Given the equations $x^2+2y^2 \leq 1$, and $x+y+z=1$, how do I find the surface area of their intersection?
I approached this question by first parameterizing the equation for the elliptic cylinder.
$x=\cos(u)$, $y= \frac{\sqrt2}{2} \sin(u)$, $z = v$
Then, I calculated the tangent vectors $T_u$ and $T_v$.
$T_u = (-\sin(u), \frac{\sqrt2}{2}\cos(u),0)$.
$T_v=(0,0,1)$.
$T_u \times T_v = -\frac{\sqrt2}{2}\cos(u)\cdot i-\sin(v)\cdot j$.
$|T_u \times T_v| = \sqrt{\frac{1}{2}\cdot\cos^2(u)+\sin^2(u)}$.
I could not integrate the above expression. After looking through various resources, they all say to parameterize the elliptic cylinder the way I did above. So now I am looking for either other methods of parametrization or a different approach to this problem overall.
Any help is appreciated, thank you!
Best Answer
Thanks to hardmath, I was able to figure out the answer to this problem. We parameterize the plane equation $x+y+z=1$.
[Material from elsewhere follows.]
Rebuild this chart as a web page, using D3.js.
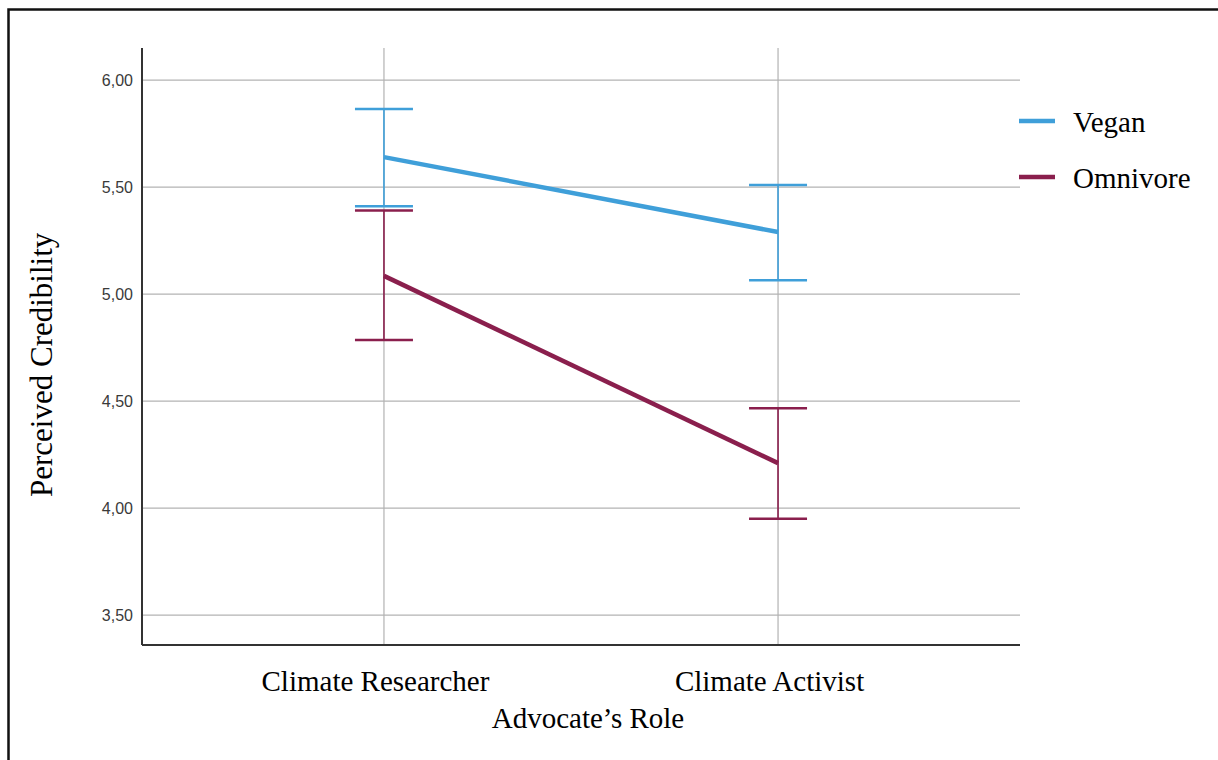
<!DOCTYPE html>
<html>
<head>
<meta charset="utf-8">
<script src="https://cdn.jsdelivr.net/npm/d3@7"></script>
<style>
  html, body { margin: 0; padding: 0; background: #fff; }
  svg { display: block; }
</style>
</head>
<body>
<svg id="chart" width="1218" height="760"></svg>
<script>
// ---- data ----
const roles = ["Climate Researcher", "Climate Activist"];
const groups = ["Vegan", "Omnivore"];
const veganMean = [5.64, 5.29];
const veganLower = [5.41, 5.065];
const veganUpper = [5.865, 5.51];
const omnivoreMean = [5.085, 4.21];
const omnivoreLower = [4.785, 3.95];
const omnivoreUpper = [5.39, 4.467];
const yTicks = [3.5, 4.0, 4.5, 5.0, 5.5, 6.0];
const groupColors = ["#3f9fd9", "#8a1f4d"];

const seriesData = [
  { name: groups[0], color: groupColors[0], mean: veganMean, lo: veganLower, hi: veganUpper },
  { name: groups[1], color: groupColors[1], mean: omnivoreMean, lo: omnivoreLower, hi: omnivoreUpper }
];

const svg = d3.select("#chart");
const plotL = 142, plotR = 1020, plotT = 48, plotB = 645;
const serif = "'Liberation Serif', 'Times New Roman', serif";

const x = d3.scalePoint().domain(roles).range([plotL, plotR]).padding(0.614);
const y = d3.scaleLinear().domain([3.36, 6.15]).range([plotB, plotT]);

// outer frame
svg.append("rect")
  .attr("x", 8.5).attr("y", 9.5).attr("width", 1230).attr("height", 780)
  .attr("fill", "none").attr("stroke", "#111").attr("stroke-width", 2.5);

// horizontal gridlines
svg.append("g").selectAll("line").data(yTicks).join("line")
  .attr("x1", plotL).attr("x2", plotR)
  .attr("y1", d => y(d)).attr("y2", d => y(d))
  .attr("stroke", "#b3b3b3").attr("stroke-width", 1.2);

// vertical gridlines
svg.append("g").selectAll("line").data(roles).join("line")
  .attr("x1", d => x(d)).attr("x2", d => x(d))
  .attr("y1", plotT).attr("y2", plotB)
  .attr("stroke", "#b3b3b3").attr("stroke-width", 1.2);

// y axis
const fmt = d => d3.format(".2f")(d).replace(".", ",");
const yAxis = svg.append("g").attr("transform", `translate(${plotL},0)`)
  .call(d3.axisLeft(y).tickValues(yTicks).tickFormat(fmt).tickSize(0).tickPadding(9));
yAxis.select(".domain").attr("stroke", "#333").attr("stroke-width", 2).attr("d", `M0,${plotT}V${plotB}`);
yAxis.selectAll("text")
  .attr("font-family", "Arial, 'Liberation Sans', sans-serif")
  .attr("font-size", 16).attr("fill", "#3a3a3a");

// x axis
const xAxis = svg.append("g").attr("transform", `translate(0,${plotB})`)
  .call(d3.axisBottom(x).tickSize(0).tickPadding(0));
xAxis.select(".domain").attr("stroke", "#333").attr("stroke-width", 2).attr("d", `M${plotL},0H${plotR}`);
xAxis.selectAll("text")
  .attr("font-family", serif)
  .attr("font-size", 29).attr("fill", "#000")
  .attr("dy", null).attr("y", 46).attr("dx", -9);

// axis titles
svg.append("text")
  .attr("x", 588).attr("y", 728)
  .attr("text-anchor", "middle")
  .attr("font-family", serif)
  .attr("font-size", 29).attr("fill", "#000")
  .text("Advocate\u2019s Role");

svg.append("text")
  .attr("transform", "translate(52,497) rotate(-90)")
  .attr("text-anchor", "start")
  .attr("font-family", serif)
  .attr("font-size", 31).attr("fill", "#000")
  .text("Perceived Credibility");

// error bars
const capHalf = 29;
seriesData.forEach(s => {
  const g = svg.append("g");
  g.selectAll("line.v").data(roles).join("line").attr("class", "v")
    .attr("x1", d => x(d)).attr("x2", d => x(d))
    .attr("y1", (d, i) => y(s.hi[i])).attr("y2", (d, i) => y(s.lo[i]))
    .attr("stroke", s.color).attr("stroke-width", 1.6);
  g.selectAll("line.hi").data(roles).join("line").attr("class", "hi")
    .attr("x1", d => x(d) - capHalf).attr("x2", d => x(d) + capHalf)
    .attr("y1", (d, i) => y(s.hi[i])).attr("y2", (d, i) => y(s.hi[i]))
    .attr("stroke", s.color).attr("stroke-width", 2.5);
  g.selectAll("line.lo").data(roles).join("line").attr("class", "lo")
    .attr("x1", d => x(d) - capHalf).attr("x2", d => x(d) + capHalf)
    .attr("y1", (d, i) => y(s.lo[i])).attr("y2", (d, i) => y(s.lo[i]))
    .attr("stroke", s.color).attr("stroke-width", 2.5);
});

// mean lines
const line = d3.line().x(d => x(d.role)).y(d => y(d.v));
seriesData.forEach(s => {
  svg.append("path")
    .datum(roles.map((r, i) => ({ role: r, v: s.mean[i] })))
    .attr("d", line)
    .attr("fill", "none")
    .attr("stroke", s.color)
    .attr("stroke-width", 4.5)
    .attr("stroke-linecap", "butt");
});

// legend
const legendY = [121, 177];
const lg = svg.append("g");
seriesData.forEach((s, i) => {
  lg.append("line")
    .attr("x1", 1019).attr("x2", 1055)
    .attr("y1", legendY[i]).attr("y2", legendY[i])
    .attr("stroke", s.color).attr("stroke-width", 4.5);
  lg.append("text")
    .attr("x", 1073).attr("y", legendY[i] + 11)
    .attr("font-family", serif)
    .attr("font-size", 29).attr("fill", "#000")
    .text(s.name);
});
</script>
</body>
</html>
$x = u$, $y=v$, $z=1-u-v$.
Now our $T_u$ = $(1,0,-1)$ and $T_v=(0,1,-1)$.
$T_u \times T_v = i+j+k$.
$|T_u \times T_v| = \sqrt{3}$.
Our integral is $\iint_s \sqrt{3} \, dx\, dy = \sqrt{3} \cdot \pi ab$, where $s$ is the horizontal cross section of our original elliptic cylinder equation $x^2+2y^2=1$. Now we have$\iint_s dx\, dy = \pi ab$ since the area of $s$ is $\pi ab$, and $a$ and $b$ are the lengths of its semi-major and semi-minor axes. We have $a=1$ and $b= \frac{\sqrt2}{2}$ from $x^2+2y^2=1$.
Thus, the final surface area is $\frac{\pi \cdot \sqrt{6}}{2}$.